'''

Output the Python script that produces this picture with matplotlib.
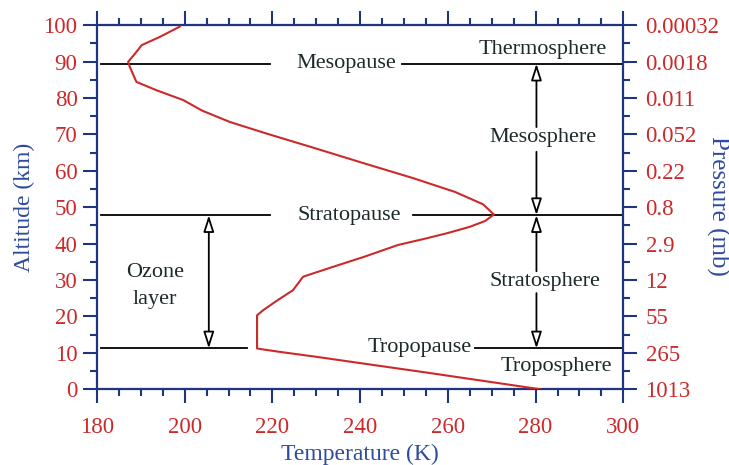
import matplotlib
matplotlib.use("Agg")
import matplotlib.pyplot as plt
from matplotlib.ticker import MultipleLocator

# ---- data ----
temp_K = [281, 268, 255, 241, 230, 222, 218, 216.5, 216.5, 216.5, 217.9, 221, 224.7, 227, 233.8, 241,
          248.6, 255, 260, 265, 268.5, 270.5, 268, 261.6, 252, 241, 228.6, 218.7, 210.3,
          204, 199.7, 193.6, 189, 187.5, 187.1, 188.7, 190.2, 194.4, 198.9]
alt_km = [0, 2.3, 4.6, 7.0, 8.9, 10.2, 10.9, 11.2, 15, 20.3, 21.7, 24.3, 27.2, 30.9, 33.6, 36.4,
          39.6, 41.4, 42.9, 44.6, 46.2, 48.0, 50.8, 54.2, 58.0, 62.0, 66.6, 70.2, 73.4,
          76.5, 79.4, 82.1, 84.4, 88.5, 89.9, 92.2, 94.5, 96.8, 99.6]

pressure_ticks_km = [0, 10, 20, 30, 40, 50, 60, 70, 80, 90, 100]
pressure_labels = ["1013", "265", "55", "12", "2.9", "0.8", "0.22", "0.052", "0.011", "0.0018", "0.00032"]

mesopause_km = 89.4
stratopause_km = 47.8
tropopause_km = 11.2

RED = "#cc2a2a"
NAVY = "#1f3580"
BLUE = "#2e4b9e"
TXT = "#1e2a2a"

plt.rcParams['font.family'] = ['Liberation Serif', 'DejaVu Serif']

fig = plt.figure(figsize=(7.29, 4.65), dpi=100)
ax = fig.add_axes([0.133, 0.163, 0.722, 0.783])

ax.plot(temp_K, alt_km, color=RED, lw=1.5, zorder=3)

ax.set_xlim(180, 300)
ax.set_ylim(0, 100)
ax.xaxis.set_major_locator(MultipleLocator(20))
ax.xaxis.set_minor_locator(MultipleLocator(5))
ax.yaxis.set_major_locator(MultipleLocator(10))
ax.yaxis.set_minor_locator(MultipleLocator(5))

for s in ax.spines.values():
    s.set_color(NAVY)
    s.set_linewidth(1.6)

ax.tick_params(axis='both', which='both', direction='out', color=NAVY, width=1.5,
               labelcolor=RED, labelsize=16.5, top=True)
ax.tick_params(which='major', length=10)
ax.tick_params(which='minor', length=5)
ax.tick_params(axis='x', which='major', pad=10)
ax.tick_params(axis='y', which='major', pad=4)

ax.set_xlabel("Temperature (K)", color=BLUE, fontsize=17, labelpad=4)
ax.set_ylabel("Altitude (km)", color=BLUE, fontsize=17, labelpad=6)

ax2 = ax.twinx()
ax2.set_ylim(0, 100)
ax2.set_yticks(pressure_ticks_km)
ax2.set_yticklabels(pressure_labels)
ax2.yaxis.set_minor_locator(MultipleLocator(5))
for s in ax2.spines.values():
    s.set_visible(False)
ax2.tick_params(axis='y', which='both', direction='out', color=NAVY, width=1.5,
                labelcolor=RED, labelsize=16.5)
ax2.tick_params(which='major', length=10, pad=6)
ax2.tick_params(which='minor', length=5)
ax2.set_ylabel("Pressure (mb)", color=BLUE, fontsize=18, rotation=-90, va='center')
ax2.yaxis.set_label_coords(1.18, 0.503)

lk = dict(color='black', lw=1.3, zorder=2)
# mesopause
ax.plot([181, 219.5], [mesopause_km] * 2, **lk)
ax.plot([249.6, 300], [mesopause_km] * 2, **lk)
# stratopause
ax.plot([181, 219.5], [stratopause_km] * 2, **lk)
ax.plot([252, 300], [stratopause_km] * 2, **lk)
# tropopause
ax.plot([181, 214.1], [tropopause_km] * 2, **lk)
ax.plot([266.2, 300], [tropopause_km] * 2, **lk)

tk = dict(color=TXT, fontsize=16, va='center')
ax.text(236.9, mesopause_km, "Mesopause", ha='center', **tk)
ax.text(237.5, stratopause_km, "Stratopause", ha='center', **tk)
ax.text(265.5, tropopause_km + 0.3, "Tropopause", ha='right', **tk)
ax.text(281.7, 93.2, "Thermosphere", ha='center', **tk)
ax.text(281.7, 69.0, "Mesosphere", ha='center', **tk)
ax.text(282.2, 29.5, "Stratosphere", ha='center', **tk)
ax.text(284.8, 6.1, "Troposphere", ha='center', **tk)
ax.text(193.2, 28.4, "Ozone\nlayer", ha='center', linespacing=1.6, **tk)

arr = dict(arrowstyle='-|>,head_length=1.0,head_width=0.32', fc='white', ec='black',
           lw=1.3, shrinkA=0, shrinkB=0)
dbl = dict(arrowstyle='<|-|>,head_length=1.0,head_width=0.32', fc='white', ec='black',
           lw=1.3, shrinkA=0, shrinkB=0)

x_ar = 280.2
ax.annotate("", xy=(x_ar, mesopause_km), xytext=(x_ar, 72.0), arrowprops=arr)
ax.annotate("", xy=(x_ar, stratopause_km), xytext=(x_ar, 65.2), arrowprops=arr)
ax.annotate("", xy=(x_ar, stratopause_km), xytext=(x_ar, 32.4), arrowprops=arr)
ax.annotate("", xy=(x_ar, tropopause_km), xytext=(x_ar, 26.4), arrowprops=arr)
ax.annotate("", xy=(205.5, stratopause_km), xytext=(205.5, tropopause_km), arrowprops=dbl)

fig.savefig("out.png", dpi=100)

'''
'''

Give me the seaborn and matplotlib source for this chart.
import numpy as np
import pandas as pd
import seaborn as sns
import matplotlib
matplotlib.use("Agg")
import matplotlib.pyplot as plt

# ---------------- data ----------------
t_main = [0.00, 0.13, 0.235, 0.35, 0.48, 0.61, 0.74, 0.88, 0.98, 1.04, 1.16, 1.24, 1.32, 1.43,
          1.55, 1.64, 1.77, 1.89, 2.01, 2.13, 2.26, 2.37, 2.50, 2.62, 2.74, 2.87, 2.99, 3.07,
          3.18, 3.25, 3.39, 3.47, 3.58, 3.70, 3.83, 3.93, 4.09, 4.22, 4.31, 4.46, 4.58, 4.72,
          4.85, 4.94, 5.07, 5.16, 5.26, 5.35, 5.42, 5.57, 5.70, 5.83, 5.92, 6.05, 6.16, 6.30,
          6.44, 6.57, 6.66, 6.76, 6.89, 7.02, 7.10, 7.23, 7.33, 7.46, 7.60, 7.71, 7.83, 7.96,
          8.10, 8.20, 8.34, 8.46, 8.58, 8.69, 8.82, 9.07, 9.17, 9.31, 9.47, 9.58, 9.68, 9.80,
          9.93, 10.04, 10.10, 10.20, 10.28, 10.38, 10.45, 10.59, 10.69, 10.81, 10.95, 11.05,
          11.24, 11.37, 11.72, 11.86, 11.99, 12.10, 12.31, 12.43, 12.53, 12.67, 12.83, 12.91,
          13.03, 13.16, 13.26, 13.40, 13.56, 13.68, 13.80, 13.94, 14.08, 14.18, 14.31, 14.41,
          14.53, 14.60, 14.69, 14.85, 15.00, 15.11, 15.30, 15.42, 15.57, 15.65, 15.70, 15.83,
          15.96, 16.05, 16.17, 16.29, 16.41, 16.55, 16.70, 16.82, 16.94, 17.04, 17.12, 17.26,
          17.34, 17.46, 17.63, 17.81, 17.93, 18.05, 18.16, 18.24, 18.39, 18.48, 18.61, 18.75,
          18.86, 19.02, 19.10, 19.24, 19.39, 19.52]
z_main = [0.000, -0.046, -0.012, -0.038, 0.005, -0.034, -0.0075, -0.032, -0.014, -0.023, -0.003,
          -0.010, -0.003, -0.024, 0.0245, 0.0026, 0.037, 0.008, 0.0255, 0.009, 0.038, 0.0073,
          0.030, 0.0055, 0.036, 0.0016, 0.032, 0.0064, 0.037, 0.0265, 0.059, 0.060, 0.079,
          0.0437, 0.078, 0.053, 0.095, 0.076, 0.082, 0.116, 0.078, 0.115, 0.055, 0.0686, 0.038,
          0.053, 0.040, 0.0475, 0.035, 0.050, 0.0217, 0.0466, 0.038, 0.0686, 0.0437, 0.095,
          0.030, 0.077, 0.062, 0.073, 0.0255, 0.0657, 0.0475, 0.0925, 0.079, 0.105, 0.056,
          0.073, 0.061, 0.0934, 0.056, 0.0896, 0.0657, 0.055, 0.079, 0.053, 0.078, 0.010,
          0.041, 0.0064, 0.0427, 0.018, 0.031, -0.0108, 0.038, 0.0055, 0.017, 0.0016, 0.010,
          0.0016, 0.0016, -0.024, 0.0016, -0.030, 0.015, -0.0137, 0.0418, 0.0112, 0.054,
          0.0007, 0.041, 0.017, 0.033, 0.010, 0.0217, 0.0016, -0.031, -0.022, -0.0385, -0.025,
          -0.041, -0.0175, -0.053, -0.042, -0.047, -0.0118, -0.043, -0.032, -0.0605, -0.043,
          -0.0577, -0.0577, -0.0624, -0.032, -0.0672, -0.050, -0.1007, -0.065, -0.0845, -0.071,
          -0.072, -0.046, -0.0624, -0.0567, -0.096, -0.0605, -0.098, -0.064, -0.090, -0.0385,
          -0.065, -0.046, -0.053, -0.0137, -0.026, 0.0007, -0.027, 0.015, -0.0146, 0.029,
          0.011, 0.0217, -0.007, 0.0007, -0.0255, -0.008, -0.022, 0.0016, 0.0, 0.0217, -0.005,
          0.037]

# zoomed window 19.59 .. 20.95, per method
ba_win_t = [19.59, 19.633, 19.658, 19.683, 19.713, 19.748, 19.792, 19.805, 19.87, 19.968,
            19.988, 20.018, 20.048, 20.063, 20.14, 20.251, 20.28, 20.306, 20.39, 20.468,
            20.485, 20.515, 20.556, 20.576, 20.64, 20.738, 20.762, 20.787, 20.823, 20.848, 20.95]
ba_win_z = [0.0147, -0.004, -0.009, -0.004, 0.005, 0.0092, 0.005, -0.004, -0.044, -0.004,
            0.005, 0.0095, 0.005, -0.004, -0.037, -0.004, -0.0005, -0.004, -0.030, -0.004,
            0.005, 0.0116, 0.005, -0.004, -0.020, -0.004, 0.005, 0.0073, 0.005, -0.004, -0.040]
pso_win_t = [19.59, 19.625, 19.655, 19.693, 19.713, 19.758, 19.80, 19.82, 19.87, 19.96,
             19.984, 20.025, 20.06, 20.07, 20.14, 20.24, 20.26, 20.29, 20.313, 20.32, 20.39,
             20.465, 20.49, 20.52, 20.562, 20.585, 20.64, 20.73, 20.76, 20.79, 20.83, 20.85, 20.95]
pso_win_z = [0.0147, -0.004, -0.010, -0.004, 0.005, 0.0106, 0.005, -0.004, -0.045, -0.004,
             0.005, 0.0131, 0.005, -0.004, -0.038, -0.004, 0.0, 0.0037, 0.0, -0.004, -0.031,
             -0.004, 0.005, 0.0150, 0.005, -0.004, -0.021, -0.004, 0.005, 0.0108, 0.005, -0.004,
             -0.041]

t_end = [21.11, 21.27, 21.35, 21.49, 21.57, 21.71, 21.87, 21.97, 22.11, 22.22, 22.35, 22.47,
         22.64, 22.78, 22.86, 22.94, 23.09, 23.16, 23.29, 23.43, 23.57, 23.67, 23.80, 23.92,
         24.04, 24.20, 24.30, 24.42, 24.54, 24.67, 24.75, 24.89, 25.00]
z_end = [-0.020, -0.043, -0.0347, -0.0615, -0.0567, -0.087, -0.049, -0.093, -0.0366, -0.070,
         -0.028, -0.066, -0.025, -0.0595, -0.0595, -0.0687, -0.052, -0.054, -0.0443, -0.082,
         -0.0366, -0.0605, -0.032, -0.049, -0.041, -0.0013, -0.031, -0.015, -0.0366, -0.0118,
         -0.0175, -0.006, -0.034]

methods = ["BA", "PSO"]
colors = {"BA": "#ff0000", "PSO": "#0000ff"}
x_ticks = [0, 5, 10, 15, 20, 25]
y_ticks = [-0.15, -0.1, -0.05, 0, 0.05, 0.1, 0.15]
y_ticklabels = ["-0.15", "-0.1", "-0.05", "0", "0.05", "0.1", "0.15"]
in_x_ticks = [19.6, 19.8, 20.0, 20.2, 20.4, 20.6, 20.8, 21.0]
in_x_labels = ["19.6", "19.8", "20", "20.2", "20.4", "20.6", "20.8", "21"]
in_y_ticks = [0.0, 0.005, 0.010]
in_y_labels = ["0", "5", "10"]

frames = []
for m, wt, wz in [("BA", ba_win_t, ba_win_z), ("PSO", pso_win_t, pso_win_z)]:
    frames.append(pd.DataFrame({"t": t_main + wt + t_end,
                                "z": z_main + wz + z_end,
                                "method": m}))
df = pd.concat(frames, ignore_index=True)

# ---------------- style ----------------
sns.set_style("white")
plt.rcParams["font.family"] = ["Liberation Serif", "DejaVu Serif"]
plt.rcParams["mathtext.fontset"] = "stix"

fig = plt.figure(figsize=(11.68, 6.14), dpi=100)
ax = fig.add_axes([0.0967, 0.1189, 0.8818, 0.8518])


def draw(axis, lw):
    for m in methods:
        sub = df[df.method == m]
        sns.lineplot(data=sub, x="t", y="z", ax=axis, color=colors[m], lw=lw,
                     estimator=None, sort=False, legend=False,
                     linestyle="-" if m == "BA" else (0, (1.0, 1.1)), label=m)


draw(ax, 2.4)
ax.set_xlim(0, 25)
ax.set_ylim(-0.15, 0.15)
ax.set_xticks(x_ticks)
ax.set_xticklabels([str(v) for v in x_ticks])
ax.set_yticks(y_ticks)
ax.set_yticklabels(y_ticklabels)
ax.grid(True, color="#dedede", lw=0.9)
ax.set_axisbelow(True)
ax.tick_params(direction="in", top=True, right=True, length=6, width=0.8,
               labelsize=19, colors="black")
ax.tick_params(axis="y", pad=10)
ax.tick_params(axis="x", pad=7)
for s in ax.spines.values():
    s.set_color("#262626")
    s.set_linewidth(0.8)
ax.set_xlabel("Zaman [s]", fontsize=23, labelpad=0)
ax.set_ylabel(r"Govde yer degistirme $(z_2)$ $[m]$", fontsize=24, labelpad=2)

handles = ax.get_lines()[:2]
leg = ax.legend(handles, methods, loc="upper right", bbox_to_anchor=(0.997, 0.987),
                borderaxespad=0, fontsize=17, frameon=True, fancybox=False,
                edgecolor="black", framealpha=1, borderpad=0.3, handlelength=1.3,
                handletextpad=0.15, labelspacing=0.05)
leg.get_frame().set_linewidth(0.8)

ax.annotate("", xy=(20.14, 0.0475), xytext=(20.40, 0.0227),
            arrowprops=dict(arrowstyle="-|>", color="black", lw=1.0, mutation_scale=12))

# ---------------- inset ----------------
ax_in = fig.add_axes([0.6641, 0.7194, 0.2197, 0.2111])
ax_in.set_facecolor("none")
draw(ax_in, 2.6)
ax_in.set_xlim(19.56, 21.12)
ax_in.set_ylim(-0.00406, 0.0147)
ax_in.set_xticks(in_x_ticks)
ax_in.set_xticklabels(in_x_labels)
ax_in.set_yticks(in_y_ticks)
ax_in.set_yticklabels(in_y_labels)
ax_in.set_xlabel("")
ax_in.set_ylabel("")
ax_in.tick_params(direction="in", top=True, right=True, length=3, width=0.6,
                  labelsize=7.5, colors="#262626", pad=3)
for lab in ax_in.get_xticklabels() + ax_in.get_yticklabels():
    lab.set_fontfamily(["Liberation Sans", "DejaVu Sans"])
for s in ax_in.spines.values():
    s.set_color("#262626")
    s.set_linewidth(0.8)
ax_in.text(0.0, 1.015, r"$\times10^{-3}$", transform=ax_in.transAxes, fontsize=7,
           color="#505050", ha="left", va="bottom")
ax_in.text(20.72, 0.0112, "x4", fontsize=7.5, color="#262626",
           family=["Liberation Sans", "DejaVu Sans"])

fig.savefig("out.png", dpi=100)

'''

[EXERCISE TASK]:
Look above and copy only the lines from the one holding "Output the Python" to the one holding "from matplotlib.ticker import MultipleLocator", both included, exactly, minus the pictures.

[RESULT FOR THIS EXERCISE]:
Output the Python script that produces this picture with matplotlib.
import matplotlib
matplotlib.use("Agg")
import matplotlib.pyplot as plt
from matplotlib.ticker import MultipleLocator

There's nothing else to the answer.